April 24, 2024

Teachers Who Disagree with DeVos and Sought Appointment Locked Out of Education Department


The teachers’ union leaders Randi Weingarten, right, and Lily Eskelsen García, center, outside the Department of Education building on Thursday. (Photo: Alex Wong/Getty Images)


“People are universally appalled, universally aghast by a year of failures.”


By Julia Conley / 02.09.2018

Teachers’ groups, parents, and students were barred from entering the Department of Education on Thursday, the anniversary of Betsy DeVos’s confirmation as Education Secretary, to present her with a “Failing” report card alongside tens of thousands of comments from teachers who disapprove of her performance leading the nation’s public education system.

After assembling protesters who wanted to express dissatisfaction over DeVos’s record on protecting civil rights and supporting funding for low-income schools, American Federation of Teachers President Randi Weingarten and National Education Association head Lily Eskelsen García found the doors to the Department locked.

“This is a remarkable moment,” Ms.
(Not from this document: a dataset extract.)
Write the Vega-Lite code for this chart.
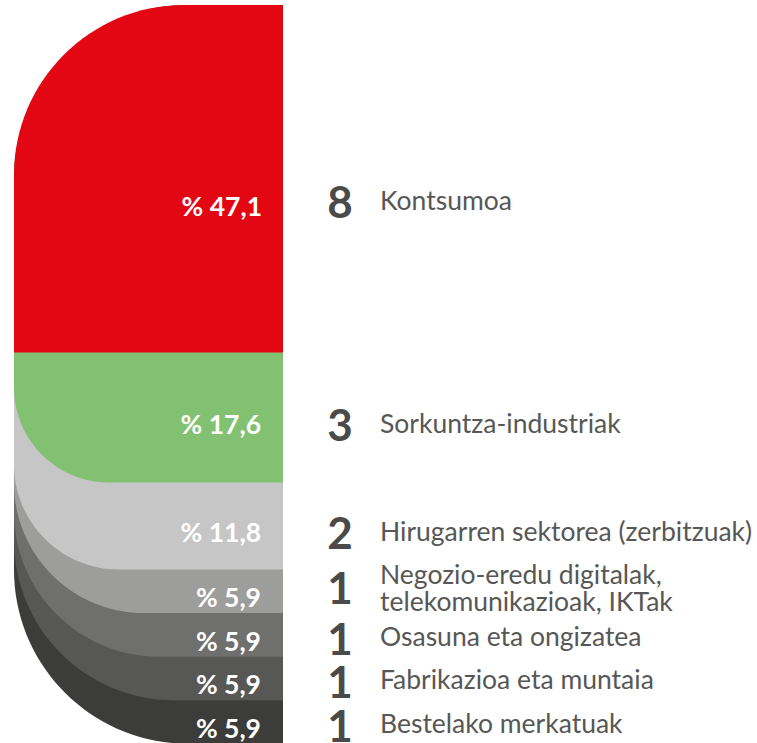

Weingarten said to the demonstrators. “They knew that teachers and parents and students from all over the country have actually taken their time to say what is going on in their schools. And here on Betsy DeVos’s anniversary, this is the first time that I have ever been to this building where we were not let in.”

In categories including protection of civil rights and equality in schools and ensuring funding for low-income students and children of color DeVos received “F” grades across the board.

The grades were given out after a year in which DeVos rolled back Obama-era guidance protecting students on college campuses from sexual assault and ordering schools to allow students to use bathrooms that correspond with their gender identity, and made it more difficult for students who had been defrauded by for-profit schools to receive loan forgiveness.

DeVos’s attempts to secure more federal funding for charter schools and vouchers have so far stalled in Congress, but a document outlining the DOE’s priorities have made clear that school privatization is a top priority for the secretary.

“It’s her actions that speak louder than any talking points she may have,” Eskelsen García told the New York Times. “People are universally appalled, universally aghast by a year of failures.”

By refusing to hear from the teachers who had assembled at the DOE, Weingarten said, DeVos “chose once again to reject and ignore the voices of those who educate in, learn in and send their kids to public schools—the schools that 90 percent of America’s children attend.”

The 80,000 comments brought by the teachers’ groups were written by teachers from across the country.

“We need adequate, equitable, and sustainable school funding,” wrote one educator from Pennsylvania. “We need integrated schools. We need protection from corporate charters and voucher vampires who steal our funding and give it to wealthy donors.”

“Stop siphoning money to student debt collection companies and stop putting sham for-profit colleges ahead of student needs for quality education,” wrote another.